Fortunately, "the authority to stop an individual does not necessarily equate to authority to search the individual and place him or her in the back seat of the cruiser. . . it is unreasonable for an officer to search the driver for weapons before placing him or her in a patrol car, if the sole reason for placing the driver in the patrol car during the investigation is for the convenience of the officer." What's nice about Baber is that it suggests that convenience is interwoven with reasonable suspicion: if the officer doesn't have any reasonable suspicion that the suspect is armed, there's no basis for placing him in the cruiser.
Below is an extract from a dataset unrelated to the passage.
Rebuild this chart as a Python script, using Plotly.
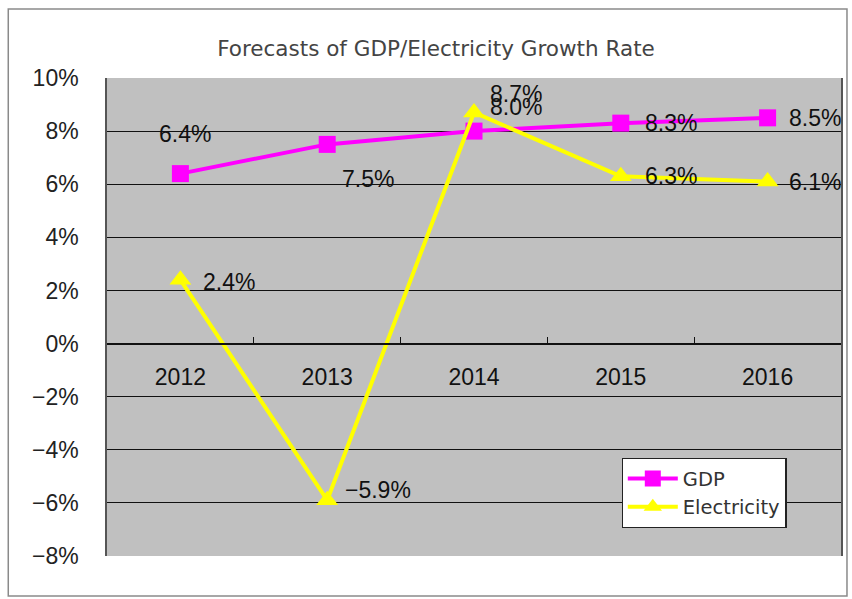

So far, then, you have the police intending to make an illegal search, which prompts Baber to run away, which results in the police catching him and finding the gun. The court finds that the intention to make an illegal search renders everything that flows from that suppressible, as a fruit of the poisonous tree.
But we're not done yet, because, as the court explains, there are three exceptions to the "fruit" rule requiring suppression. One is the inevitable discovery doctrine. Let's say, for example, that the police stop a guy for a traffic violation, find out he's got a warrant, arrest him, and search the car, finding drugs. They don't have probable cause, though, and since the driver was taken away it's not a valid search incident to arrest under Arizona v. Gant. But if the police were entitled to tow the vehicle, they would have been entitled to conduct an inventory search, and would have found the drugs anyway, so the evidence isn't excluded.
That obviously has nothing to do with Baber, though, so the court moves on to the next, which is the independent source doctrine. That's what the State argues in Baber: his actions in fleeing from the office "constituted an independent source and provided the officer with the reasonable suspicion to search Baber." But that's not going anywhere; as the court notes,
Baber's flight was not independent from Officer Lasker's illegality; it was directly related. Officer Lasker ordered Baber to submit to an illegal pat-down search of his person, which was the exact reason Baber fled; he wanted to avoid the search.
The third exception to the poisonous tree rule is attenuation. That usually arises in cases involving confessions after an illegal arrest, as it does here: Baber's admission of having the gun. That statement was made while the officer was sitting on top of him, and was obviously the product of the invalid stop. But what if Baber had made the statement the next day, after being advised of his Miranda rights? As the court explains, the attenuation doctrine is based on the idea that the exclusionary rule is intended to deter police misconduct, but does impose costs to society in the form of suppressing otherwise probative evidence; the attenuation doctrine "is an attempt to identify the point in time at which the detrimental consequences of illegal police conduct become so attenuated that the deterrent effect of the exclusionary rule can no longer justify its cost to society." For much the same reason that the independent source doctrine doesn't apply, neither does the attenuation doctrine: Baber's statement is the direct product of his illegal arrest.
This isn't to suggest that the result in Baber is indisputably correct; like almost all 4th Amendment decisions, there are arguments to be made both ways. But it's a well-written, well-reasoned opinion, cogently working its way through a complicated area of law, but without unnecessary frills, and that's about what you want to see.